Разрушительные последствия развития транспорта и связи наиболее сильно проявлены в больших странах, потому что, как мы выяснили, границы создают «структуру», и любому человеку куда сложнее перебраться в другую страну — с корнями оторвавшись от родной земли, чтобы затем попытаться укорениться в земле чужой — чем переместиться внутри границ своей страны. Таким образом, оторванность от земли тем больше, чем больше страна, ведь в крохотной стране даже человек из самого «удаленного» района по-прежнему «свой», а в большой тот, кто приехал из другой части страны — уже «чужак». Отравляющее влияние потери связи с землей чувствуется и в богатых, и в бедных странах. В богатых странах, таких как Соединенные Штаты Америки, она порождает, как мы уже говорили, «мегаполисы». Кроме того, ее следствием стала нарастающая и выходящая из-под контроля проблема «лишних людей», то есть тех, кто, потеряв свои корни, не может найти себе места в обществе. С этим напрямую связана ужасающая проблема преступности, отчуждения, стресса, разрыва социальных отношений вплоть до уровня семьи. В бедных странах, опять же наиболее сильно в самых больших, потеря связи с землей вызывает массовую миграцию в города, массовую безработицу и, по мере того, как жизнь покидает деревню, угрозу голода. В результате возникает «двойное общество» без внутреннего единства, подверженное высокой политической нестабильности.
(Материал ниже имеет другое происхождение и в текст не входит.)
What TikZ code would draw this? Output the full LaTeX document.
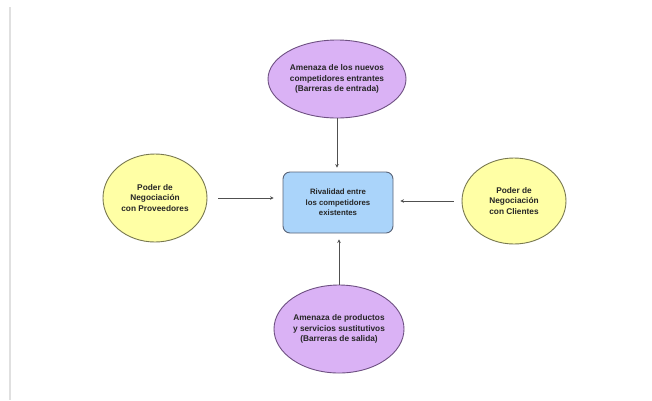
\documentclass[tikz,border=0pt]{standalone}
\usepackage{fontspec}
\setmainfont{Liberation Sans}
\usetikzlibrary{shapes.geometric,arrows.meta}
\definecolor{lav}{RGB}{218,178,245}
\definecolor{lavline}{RGB}{110,80,130}
\definecolor{ylw}{RGB}{255,255,165}
\definecolor{ylwline}{RGB}{120,120,80}
\definecolor{lblue}{RGB}{170,212,250}
\definecolor{bline}{RGB}{90,100,120}
\definecolor{arr}{RGB}{80,80,80}
\begin{document}
\begin{tikzpicture}[x=1pt,y=-1pt,
  lbl/.style={font=\fontsize{8.3}{10.5}\selectfont\bfseries, align=center, text=black!85},
  purp/.style={ellipse, draw=lavline, line width=0.9pt, fill=lav, lbl, inner sep=0pt},
  yel/.style={ellipse, draw=ylwline, line width=0.9pt, fill=ylw, lbl, inner sep=0pt},
  rbox/.style={rectangle, rounded corners=7pt, draw=bline, line width=0.9pt, fill=lblue, lbl, font=\fontsize{7.8}{10.5}\selectfont\bfseries},
  con/.style={draw=arr, line width=0.9pt, -{Stealth[length=3.5pt,width=3.5pt]}}]
\useasboundingbox (0,0) rectangle (652,400);
\fill[white] (0,0) rectangle (652,400);
\fill[black!12] (9,7) rectangle (11,400);
\node[purp, minimum width=138pt, minimum height=78pt] (top) at (337,79) {Amenaza de los nuevos\\competidores entrantes\\(Barreras de entrada)};
\node[yel, minimum width=104pt, minimum height=88pt] (left) at (155,198) {Poder de\\Negociación\\con Proveedores};
\node[yel, minimum width=104pt, minimum height=86pt] (right) at (514,201) {Poder de\\Negociación\\con Clientes};
\node[purp, minimum width=130pt, minimum height=88pt] (bot) at (339,329) {Amenaza de productos\\y servicios sustitutivos\\(Barreras de salida)};
\node[rbox, minimum width=110pt, minimum height=61pt] (mid) at (338,202.5) {Rivalidad entre\\los competidores\\existentes};
\draw[con, shorten <=11pt, shorten >=9pt] (left.east) -- (left.east -| mid.west);
\draw[con, shorten <=8pt, shorten >=7pt] (right.west) -- (right.west -| mid.east);
\draw[con, shorten >=4pt] (top.south) -- (top.south |- mid.north);
\draw[con, shorten >=6pt] (bot.north) -- (bot.north |- mid.south);
\end{tikzpicture}
\end{document}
В качестве примера приведу Перу. Столица Лима, расположенная на тихоокеанском побережье, еще пятьдесят лет назад, в начале 1920-х годов, была милым испанским городком с 175 тысячами жителей. Теперь население этого города составляет около трех миллионов человек. Город оброс трущобами, окружающими его концентрическими кругами до самых подножий Анд. Но это еще не все. Ежедневно из деревни в Лиму приезжает более тысячи человек, и никто не знает, что с ними делать. Социальная и духовная жизнь в провинции полностью разрушена, люди снимаются с насиженных мест и тысячами прибывают в столицу, чтобы закрепиться на крошечном кусочке еще незанятой земли. И под страхом облав полиции, которая всеми силами пытается выжить их из города, люди строят себе глиняные лачуги и начинают искать работу. И никто не знает, что с ними делать дальше. Никто не знает, как остановить миграцию из деревни.

Представьте, что в 1864 году Бисмарк аннексировал всю Данию, а не ее небольшую часть, и с тех пор Дания так и осталась в составе Германии. Датчане оказались бы этническим меньшинством, и, скорее всего, попытались бы сохранить свой язык. А так как официальным языком, конечно же, был бы немецкий, они стали бы двуязычными. Они могли бы избежать положения граждан второго сорта только через активную ассимиляцию среди немцев. Самые амбициозные и предприимчивые датчане, уже полностью «онемеченные», неизбежно потянулись бы на юг, на континент. И что бы из себя представлял Копенгаген? Удаленный провинциальный городок. Или представьте себе Бельгию частью Франции. Во что бы превратился Брюссель? Опять же, в малозначимый городок на периферии. Стоит ли продолжать? А теперь представьте себе, что Дания как часть Германии и Бельгия как часть Франции вдруг заупрямились и стали бы добиваться независимости. Возникли бы бесконечные, ожесточенные споры о том, что эти «провинции» экономически нежизнеспособны и что их стремление к независимости — это, по словам одного известного политического обозревателя, «подростковые причуды, политическая наивность, экономическая мистика и неприкрытый оппортунизм».

Что можно сказать об экономике малых независимых государств? Не станем обсуждать эту проблему, ведь ее просто нет. Нет такого понятия, как жизнеспособность больших и малых государств, есть только проблема жизнеспособности людей: люди жизнеспособны, если могут сами удовлетворять свои нужды. Однако, нельзя вернуть людям их жизнеспособность, просто поместив их в один огромный город. Кроме того, жизнеспособные люди не теряют своей силы, если происходит дробление крупного сообщества на ряд более мелких, более сильных, более сплоченных и более организованных групп. Все это совершенно очевидно и не подлежит никаким обсуждениям. Кто-то спросит: «А что произойдет, если страна, состоящая из одного богатого и нескольких бедных регионов, распадется по желанию богатого региона?» Скорее всего, ничего особенного и не произойдет. «А если до отделения богатый регион оказывал помощь бедным, что тогда?» Ну тогда, вполне возможно, субсидии прекратятся. Но богатые редко субсидируют бедных, чаще всего они их эксплуатируют. Не обязательно делать это напрямую, достаточно обеспечить себе выгодные условия торговли. Богатые могут пустить пыль в глаза некоторым перераспределением налоговых поступлений на небольшую благотворительность, но отделяться от бедных они захотят в последнюю очередь.